Once seen as growth workhorses, the FAANG group of stocks have seemingly fallen on hard times. Volatility in the general market is clearly being reflected in Big Tech’s ongoing attempts to climb back to the record highs of last summer.
But with a recent dip in share prices, maybe now is the right time to jump back into the FAANGs. Well, at least some of them, says Paul Harris, partner and portfolio manager at Harris Douglas Asset Management, who likes Alphabet (Alphabet Stock Quote, Chart, News NASDAQ:GOOGL), Amazon (Amazon Stock Quote, Chart, News NASDAQ:AMZN) and Facebook (Facebook Stock Quote, Chart, News NASDAQ:FB).
Just about a year ago, the FAANG stocks were speeding along just fine, a force to be reckoned with and a group of stocks whose collective power was strong enough to pull indices higher even when much of the rest of the market was underperforming. Chinks in the armour, however, were there. Facebook’s dramatic plunge last July on disappointing user numbers. Fears that Apple had lost its innovation mojo.
Even so, the smart money seemed to be on FAANG continuing to power through any and all distractions.
Then October came and the FAANGs started dropping, and kept it up for a full quarter.
Three FAANG stocks Paul Harris likes right now: Amazon, Facebook and Alphabet
And, granted, early 2019 was a great rebound. The five FAANGs averaged a return of 22.4 per cent over Q1. But volatility in Big Tech seems to have become more the norm, as represented by the sharp drop in all five names over the past few weeks.

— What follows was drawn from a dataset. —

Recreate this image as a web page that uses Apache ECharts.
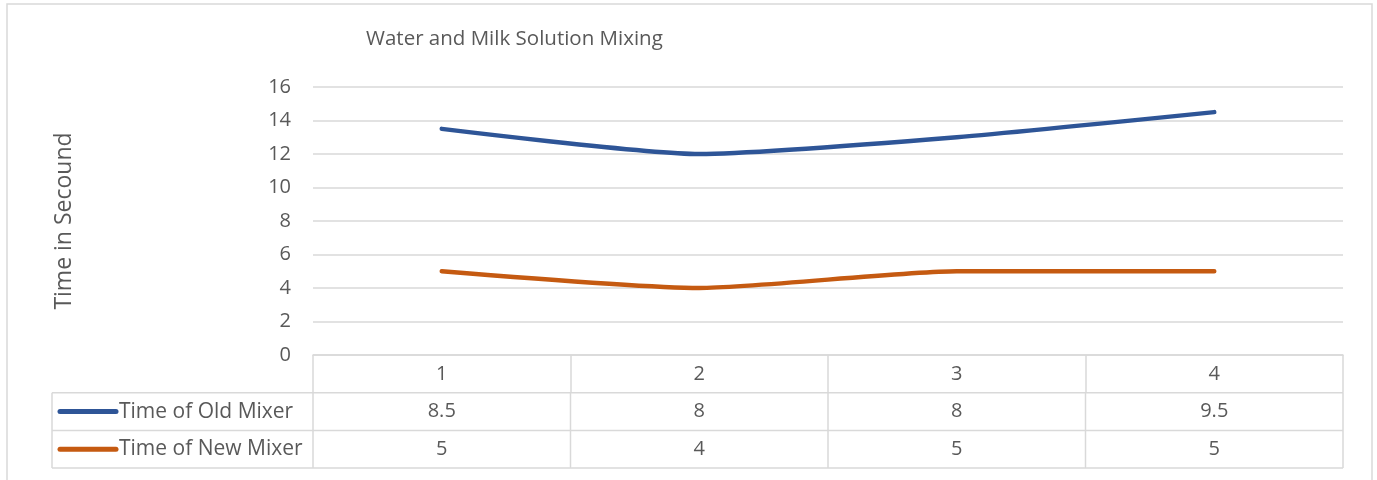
<!DOCTYPE html>
<html><head><meta charset="utf-8">
<script src="https://cdn.jsdelivr.net/npm/echarts@6/dist/echarts.min.js"></script>
<style>html,body{margin:0;padding:0;background:#fff}#c{width:1377px;height:480px}</style>
</head><body><div id="c"></div>
<script>
const categories = ['1', '2', '3', '4'];
const seriesNames = ['Time of Old Mixer', 'Time of New Mixer'];
// values as drawn by the plotted lines
const oldMixerPlotted = [13.5, 12, 13, 14.5];
const newMixerPlotted = [5, 4, 5, 5];
// values as printed in the data table
const oldMixerTable = ['8.5', '8', '8', '9.5'];
const newMixerTable = ['5', '4', '5', '5'];
const yTicks = [0, 2, 4, 6, 8, 10, 12, 14, 16];

const FONT = 'Open Sans';
const TXT = '#595959';
const GRID = '#d9d9d9';
const COLORS = ['#2E5597', '#C55A11'];
const G = {left: 313, right: 34, top: 87, bottom: 125};
const ROW = 37.7;
const FS = 20;

const chart = echarts.init(document.getElementById('c'));
chart.setOption({
  animation: false,
  title: {text: 'Water and Milk Solution Mixing', left: 361, top: 24,
    textStyle: {fontFamily: FONT, fontSize: 20.5, fontWeight: 'normal', color: TXT}},
  grid: {left: G.left, right: G.right, top: G.top, bottom: G.bottom},
  xAxis: {type: 'category', data: categories, boundaryGap: true,
    axisLine: {show: true, lineStyle: {color: GRID, width: 1.5}},
    axisTick: {show: true, length: ROW, lineStyle: {color: GRID, width: 1.5}},
    axisLabel: {margin: 9, fontFamily: FONT, fontSize: FS, color: TXT}},
  yAxis: {type: 'value', min: yTicks[0], max: yTicks[yTicks.length - 1], interval: 2,
    name: 'Time in Secound', nameLocation: 'middle', nameGap: 237,
    nameTextStyle: {fontFamily: FONT, fontSize: 23, color: TXT},
    axisLine: {show: false}, axisTick: {show: false},
    axisLabel: {margin: 22, fontFamily: FONT, fontSize: FS, color: TXT},
    splitLine: {lineStyle: {color: GRID, width: 1.5}}},
  series: [
    {name: seriesNames[0], type: 'line', data: oldMixerPlotted, smooth: 0.2, symbol: 'none',
      lineStyle: {color: COLORS[0], width: 4.5, cap: 'round'}},
    {name: seriesNames[1], type: 'line', data: newMixerPlotted, smooth: 0.2, symbol: 'none',
      lineStyle: {color: COLORS[1], width: 4.5, cap: 'round'}}
  ]
});

// Data table below the plot, positioned from the axis scale
const W = 1377, H = 480;
const x0 = G.left, x1 = W - G.right, yTop = H - G.bottom;
const centers = categories.map(c => chart.convertToPixel({xAxisIndex: 0}, c));
const half = (centers[1] - centers[0]) / 2;
const bounds = [centers[0] - half].concat(centers.map(c => c + half));
const legendLeft = 52;
const rows = [oldMixerTable, newMixerTable];
const els = [];
const ls = {stroke: GRID, lineWidth: 1.5};
// outer chart border
els.push({type: 'rect', shape: {x: 7, y: 4, width: 1365, height: 490}, style: {fill: null, stroke: GRID, lineWidth: 1.5}, silent: true});
for (let r = 0; r <= rows.length; r++) {
  const y = yTop + ROW * (r + 1);
  els.push({type: 'line', shape: {x1: legendLeft, y1: y, x2: x1, y2: y}, style: ls});
}
const yR0 = yTop + ROW, yR1 = yTop + ROW * (rows.length + 1);
els.push({type: 'line', shape: {x1: legendLeft, y1: yR0, x2: legendLeft, y2: yR1}, style: ls});
bounds.forEach(b => els.push({type: 'line', shape: {x1: b, y1: yR0, x2: b, y2: yR1}, style: ls}));
rows.forEach((vals, r) => {
  const yc = yTop + ROW * (r + 1.5);
  els.push({type: 'line', shape: {x1: legendLeft + 8, y1: yc, x2: legendLeft + 64, y2: yc},
    style: {stroke: COLORS[r], lineWidth: 5, lineCap: 'round'}});
  els.push({type: 'text', x: legendLeft + 67, y: yc, style: {text: seriesNames[r], fontFamily: FONT, fontSize: 21,
    fill: TXT, verticalAlign: 'middle', align: 'left'}});
  vals.forEach((v, i) => els.push({type: 'text', x: centers[i], y: yc, style: {text: v, fontFamily: FONT,
    fontSize: FS, fill: TXT, align: 'center', verticalAlign: 'middle'}}));
});
chart.setOption({graphic: els});
</script></body></html>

For the optimist, this latest dip may imply a buying opportunity. But Harris would caution that timing your reentry is not an easy task, nor should you be treating all the FAANGs similarly.
“I think that there’s going to be more volatility,” said Harris, in conversation with BNN Bloomberg on Thursday. “When markets do this kind of jerking action, clearly people haven’t made up their minds on what’s going to happen.”
“We own Google. We think it’s one of the cheaper stocks out of all of those names,” he said. “We don’t own Netflix. I think that Facebook and Amazon are great cashflow generating businesses, especially Facebook, and I don’t think that that’s going away.”
As for supporters for a tech turnaround, investors could take heart in Berkshire Hathaway and Warren Buffett’s announcement this week that his firm had increased their stake in Amazon by 11 per cent over the second quarter. In Apple’s case, the Trump Administration this week announced that cellphones and other electronics would stay exempt from a ten-per-cent Chinese tariff at least until mid-December. That was news which caused a jump in APPL on Wednesday.
Regulatory risks are overblown…
Then there’s regulatory and anti-trust concerns, which continue to dog some of the FANNGs.
But Harris is less concerned with these potential impacts.
“There are a lot of issues with tech regulation and some people want to break up tech [but] that takes a long time and breaking up a company is very difficult,” he said. “It’s also that they have to show that this company is hurting consumers, and it’s very hard to prove that when Amazon is making things cheaper for you and delivering things on the same day and stuff like that.”
“Netflix is a little more difficult because of Disney and the competition coming that can really put Netflix on the back step. But I think that those other ones are actually interesting,” he said.